▶ WHAT IS NEEDED: Reproduce the records below in full and word for word, excluding pictures.

▶ INPUT DATA:

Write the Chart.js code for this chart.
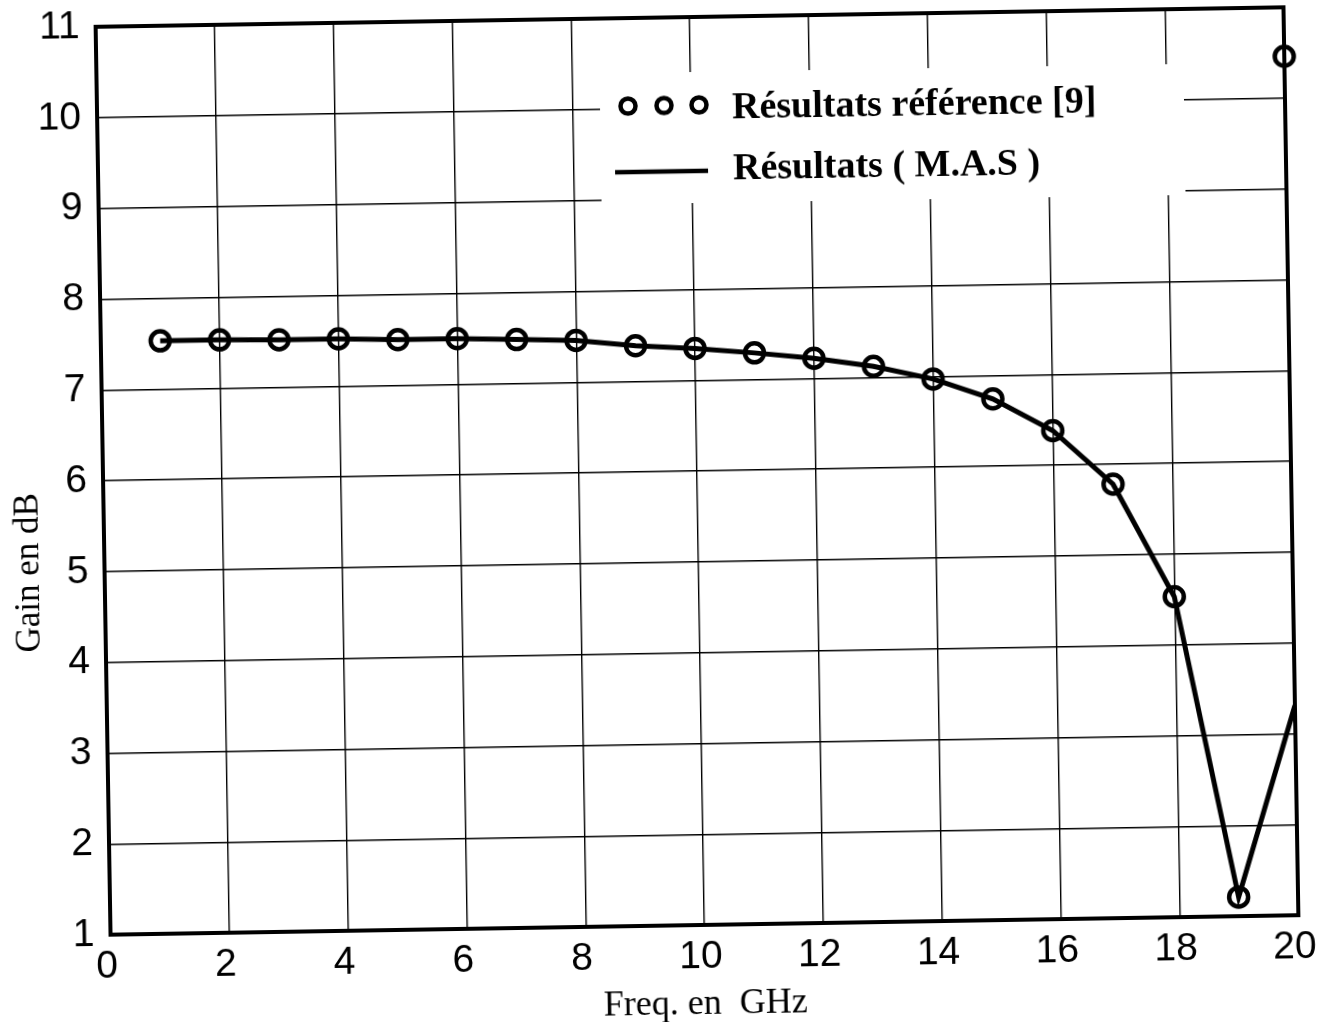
<!DOCTYPE html>
<html>
<head>
<meta charset="utf-8">
<title>Gain en dB</title>
<script src="https://cdn.jsdelivr.net/npm/chart.js@4.4.1/dist/chart.umd.min.js"></script>
<style>
  html, body { margin: 0; padding: 0; background: #fff; overflow: hidden; }
  #wrap {
    position: absolute; left: 0; top: 0; width: 1336px; height: 1022px;
    transform: rotate(-0.94deg); transform-origin: 697px 471px;
  }
  canvas { display: block; }
</style>
</head>
<body>
<div id="wrap"><canvas id="gain" width="1336" height="1022"></canvas></div>
<script>
// Frequencies (GHz) of the computed points
const freqGHz = [1, 2, 3, 4, 5, 6, 7, 8, 9, 10, 11, 12, 13, 14, 15, 16, 17, 18, 19, 20];
// Gain (dB), reference results [9]
const gainReference = [7.53, 7.53, 7.52, 7.52, 7.50, 7.50, 7.48, 7.46, 7.39, 7.35,
                       7.29, 7.22, 7.12, 6.97, 6.74, 6.38, 5.78, 4.53, 1.21, 10.46];
// Gain (dB), M.A.S results
const gainMAS = [7.53, 7.53, 7.52, 7.52, 7.50, 7.50, 7.48, 7.46, 7.39, 7.35,
                 7.29, 7.22, 7.12, 6.97, 6.74, 6.38, 5.78, 4.53, 1.21, 3.31];
// Axis ticks
const xTickValues = [0, 2, 4, 6, 8, 10, 12, 14, 16, 18, 20];
const yTickValues = [1, 2, 3, 4, 5, 6, 7, 8, 9, 10, 11];
// Texts
const legendLabels = ['Résultats référence [9]', 'Résultats ( M.A.S )'];
const xTitle = 'Freq. en  GHz';
const yTitle = 'Gain en dB';

const INK = '#000';
const SANS = "'Liberation Sans', Arial, sans-serif";
const SERIF = "'Liberation Serif', 'Times New Roman', serif";

const toPoints = (xs, ys) => xs.map((x, i) => ({ x: x, y: ys[i] }));

// Heavy frame around the plotting area
const framePlugin = {
  id: 'frame',
  beforeDatasetsDraw(chart) {
    const { ctx, chartArea: a } = chart;
    ctx.save();
    ctx.strokeStyle = INK;
    ctx.lineWidth = 4;
    ctx.strokeRect(a.left, a.top, a.right - a.left, a.bottom - a.top);
    ctx.restore();
  }
};

// Vertical axis title, set a little below the middle of the axis
const yTitlePlugin = {
  id: 'yTitle',
  afterDraw(chart) {
    const { ctx, chartArea: a } = chart;
    const y = chart.scales.y.getPixelForValue(5);
    ctx.save();
    ctx.translate(a.left - 75, y);
    ctx.rotate(-Math.PI / 2);
    ctx.font = '35px ' + SERIF;
    ctx.fillStyle = INK;
    ctx.textAlign = 'center';
    ctx.textBaseline = 'middle';
    ctx.fillText(yTitle, 0, 0);
    ctx.restore();
  }
};

// Legend box inside the plot, on a white ground that hides the grid
const legendPlugin = {
  id: 'boxedLegend',
  afterDatasetsDraw(chart) {
    const { ctx, chartArea: a } = chart;
    const ref = chart.data.datasets[1];
    const mas = chart.data.datasets[0];
    const L = a.left, T = a.top;
    ctx.save();
    ctx.fillStyle = '#fff';
    ctx.fillRect(L + 503, T + 55, 584, 131);

    // row 1: three hollow circles
    ctx.strokeStyle = ref.pointBorderColor;
    ctx.lineWidth = 4.5;
    [531, 567, 602].forEach(dx => {
      ctx.beginPath();
      ctx.arc(L + dx, T + 88, 7.5, 0, Math.PI * 2);
      ctx.stroke();
    });
    // row 2: thick line
    ctx.strokeStyle = mas.borderColor;
    ctx.lineWidth = 4.5;
    ctx.beginPath();
    ctx.moveTo(L + 517, T + 154);
    ctx.lineTo(L + 610, T + 154);
    ctx.stroke();

    ctx.fillStyle = INK;
    ctx.font = 'bold 38px ' + SERIF;
    ctx.textAlign = 'left';
    ctx.textBaseline = 'middle';
    ctx.fillText(legendLabels[0], L + 635, T + 92);
    ctx.fillText(legendLabels[1], L + 635, T + 153);
    ctx.restore();
  }
};

new Chart(document.getElementById('gain'), {
  type: 'scatter',
  data: {
    datasets: [
      {
        label: legendLabels[1],
        data: toPoints(freqGHz, gainMAS),
        showLine: true,
        borderColor: INK,
        borderWidth: 5,
        pointRadius: 0,
        tension: 0,
        order: 2
      },
      {
        label: legendLabels[0],
        data: toPoints(freqGHz, gainReference),
        showLine: false,
        pointStyle: 'circle',
        pointRadius: 9.5,
        pointBorderWidth: 4.5,
        pointBorderColor: INK,
        pointBackgroundColor: 'rgba(0,0,0,0)',
        clip: false,
        order: 1
      }
    ]
  },
  options: {
    responsive: false,
    animation: false,
    devicePixelRatio: 1,
    layout: { padding: { left: 0, top: 17, right: 45, bottom: 0 } },
    plugins: {
      legend: { display: false },
      tooltip: { enabled: false }
    },
    scales: {
      x: {
        type: 'linear',
        position: 'bottom',
        min: 0,
        max: 20,
        afterBuildTicks: s => { s.ticks = xTickValues.map(v => ({ value: v })); },
        afterFit: s => { s.height = 97; s.paddingLeft = 0; s.paddingRight = 0; },
        grid: { color: INK, lineWidth: 1.4, drawTicks: false },
        border: { display: false },
        ticks: {
          color: INK,
          font: { family: SANS, size: 39 },
          padding: 9,
          labelOffset: -4,
          maxRotation: 0,
          autoSkip: false
        },
        title: {
          display: true,
          text: xTitle,
          color: INK,
          font: { family: SERIF, size: 36 },
          padding: { top: 0, bottom: -4 }
        }
      },
      y: {
        type: 'linear',
        position: 'left',
        min: 1,
        max: 11,
        afterBuildTicks: s => { s.ticks = yTickValues.map(v => ({ value: v })); },
        afterFit: s => { s.width = 103; s.paddingTop = 0; s.paddingBottom = 0; },
        grid: { color: INK, lineWidth: 1.4, drawTicks: false },
        border: { display: false },
        ticks: {
          color: INK,
          font: { family: SANS, size: 39 },
          padding: 16,
          autoSkip: false
        },
        title: { display: false }
      }
    }
  },
  plugins: [framePlugin, legendPlugin, yTitlePlugin]
});
</script>
</body>
</html>
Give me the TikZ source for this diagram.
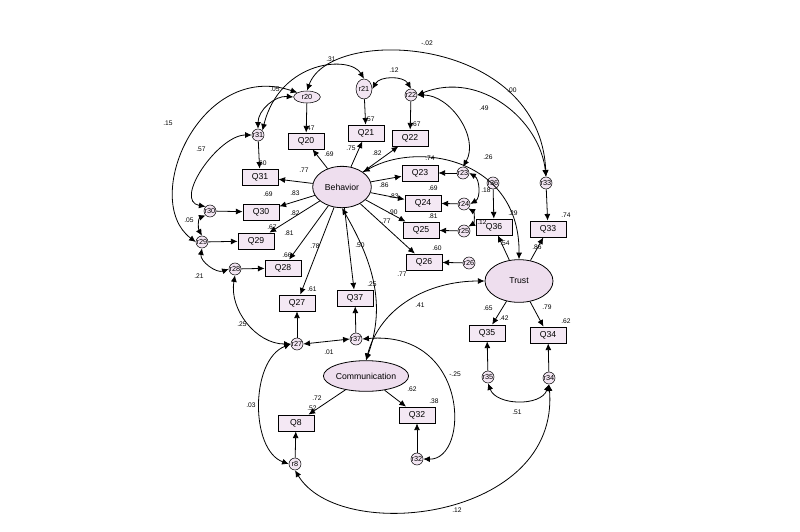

▶ COMPLETE OUTPUT:
Write the Chart.js code for this chart.
<!DOCTYPE html>
<html>
<head>
<meta charset="utf-8">
<title>Gain en dB</title>
<script src="https://cdn.jsdelivr.net/npm/chart.js@4.4.1/dist/chart.umd.min.js"></script>
<style>
  html, body { margin: 0; padding: 0; background: #fff; overflow: hidden; }
  #wrap {
    position: absolute; left: 0; top: 0; width: 1336px; height: 1022px;
    transform: rotate(-0.94deg); transform-origin: 697px 471px;
  }
  canvas { display: block; }
</style>
</head>
<body>
<div id="wrap"><canvas id="gain" width="1336" height="1022"></canvas></div>
<script>
// Frequencies (GHz) of the computed points
const freqGHz = [1, 2, 3, 4, 5, 6, 7, 8, 9, 10, 11, 12, 13, 14, 15, 16, 17, 18, 19, 20];
// Gain (dB), reference results [9]
const gainReference = [7.53, 7.53, 7.52, 7.52, 7.50, 7.50, 7.48, 7.46, 7.39, 7.35,
                       7.29, 7.22, 7.12, 6.97, 6.74, 6.38, 5.78, 4.53, 1.21, 10.46];
// Gain (dB), M.A.S results
const gainMAS = [7.53, 7.53, 7.52, 7.52, 7.50, 7.50, 7.48, 7.46, 7.39, 7.35,
                 7.29, 7.22, 7.12, 6.97, 6.74, 6.38, 5.78, 4.53, 1.21, 3.31];
// Axis ticks
const xTickValues = [0, 2, 4, 6, 8, 10, 12, 14, 16, 18, 20];
const yTickValues = [1, 2, 3, 4, 5, 6, 7, 8, 9, 10, 11];
// Texts
const legendLabels = ['Résultats référence [9]', 'Résultats ( M.A.S )'];
const xTitle = 'Freq. en  GHz';
const yTitle = 'Gain en dB';

const INK = '#000';
const SANS = "'Liberation Sans', Arial, sans-serif";
const SERIF = "'Liberation Serif', 'Times New Roman', serif";

const toPoints = (xs, ys) => xs.map((x, i) => ({ x: x, y: ys[i] }));

// Heavy frame around the plotting area
const framePlugin = {
  id: 'frame',
  beforeDatasetsDraw(chart) {
    const { ctx, chartArea: a } = chart;
    ctx.save();
    ctx.strokeStyle = INK;
    ctx.lineWidth = 4;
    ctx.strokeRect(a.left, a.top, a.right - a.left, a.bottom - a.top);
    ctx.restore();
  }
};

// Vertical axis title, set a little below the middle of the axis
const yTitlePlugin = {
  id: 'yTitle',
  afterDraw(chart) {
    const { ctx, chartArea: a } = chart;
    const y = chart.scales.y.getPixelForValue(5);
    ctx.save();
    ctx.translate(a.left - 75, y);
    ctx.rotate(-Math.PI / 2);
    ctx.font = '35px ' + SERIF;
    ctx.fillStyle = INK;
    ctx.textAlign = 'center';
    ctx.textBaseline = 'middle';
    ctx.fillText(yTitle, 0, 0);
    ctx.restore();
  }
};

// Legend box inside the plot, on a white ground that hides the grid
const legendPlugin = {
  id: 'boxedLegend',
  afterDatasetsDraw(chart) {
    const { ctx, chartArea: a } = chart;
    const ref = chart.data.datasets[1];
    const mas = chart.data.datasets[0];
    const L = a.left, T = a.top;
    ctx.save();
    ctx.fillStyle = '#fff';
    ctx.fillRect(L + 503, T + 55, 584, 131);

    // row 1: three hollow circles
    ctx.strokeStyle = ref.pointBorderColor;
    ctx.lineWidth = 4.5;
    [531, 567, 602].forEach(dx => {
      ctx.beginPath();
      ctx.arc(L + dx, T + 88, 7.5, 0, Math.PI * 2);
      ctx.stroke();
    });
    // row 2: thick line
    ctx.strokeStyle = mas.borderColor;
    ctx.lineWidth = 4.5;
    ctx.beginPath();
    ctx.moveTo(L + 517, T + 154);
    ctx.lineTo(L + 610, T + 154);
    ctx.stroke();

    ctx.fillStyle = INK;
    ctx.font = 'bold 38px ' + SERIF;
    ctx.textAlign = 'left';
    ctx.textBaseline = 'middle';
    ctx.fillText(legendLabels[0], L + 635, T + 92);
    ctx.fillText(legendLabels[1], L + 635, T + 153);
    ctx.restore();
  }
};

new Chart(document.getElementById('gain'), {
  type: 'scatter',
  data: {
    datasets: [
      {
        label: legendLabels[1],
        data: toPoints(freqGHz, gainMAS),
        showLine: true,
        borderColor: INK,
        borderWidth: 5,
        pointRadius: 0,
        tension: 0,
        order: 2
      },
      {
        label: legendLabels[0],
        data: toPoints(freqGHz, gainReference),
        showLine: false,
        pointStyle: 'circle',
        pointRadius: 9.5,
        pointBorderWidth: 4.5,
        pointBorderColor: INK,
        pointBackgroundColor: 'rgba(0,0,0,0)',
        clip: false,
        order: 1
      }
    ]
  },
  options: {
    responsive: false,
    animation: false,
    devicePixelRatio: 1,
    layout: { padding: { left: 0, top: 17, right: 45, bottom: 0 } },
    plugins: {
      legend: { display: false },
      tooltip: { enabled: false }
    },
    scales: {
      x: {
        type: 'linear',
        position: 'bottom',
        min: 0,
        max: 20,
        afterBuildTicks: s => { s.ticks = xTickValues.map(v => ({ value: v })); },
        afterFit: s => { s.height = 97; s.paddingLeft = 0; s.paddingRight = 0; },
        grid: { color: INK, lineWidth: 1.4, drawTicks: false },
        border: { display: false },
        ticks: {
          color: INK,
          font: { family: SANS, size: 39 },
          padding: 9,
          labelOffset: -4,
          maxRotation: 0,
          autoSkip: false
        },
        title: {
          display: true,
          text: xTitle,
          color: INK,
          font: { family: SERIF, size: 36 },
          padding: { top: 0, bottom: -4 }
        }
      },
      y: {
        type: 'linear',
        position: 'left',
        min: 1,
        max: 11,
        afterBuildTicks: s => { s.ticks = yTickValues.map(v => ({ value: v })); },
        afterFit: s => { s.width = 103; s.paddingTop = 0; s.paddingBottom = 0; },
        grid: { color: INK, lineWidth: 1.4, drawTicks: false },
        border: { display: false },
        ticks: {
          color: INK,
          font: { family: SANS, size: 39 },
          padding: 16,
          autoSkip: false
        },
        title: { display: false }
      }
    }
  },
  plugins: [framePlugin, legendPlugin, yTitlePlugin]
});
</script>
</body>
</html>
Give me the TikZ source for this diagram.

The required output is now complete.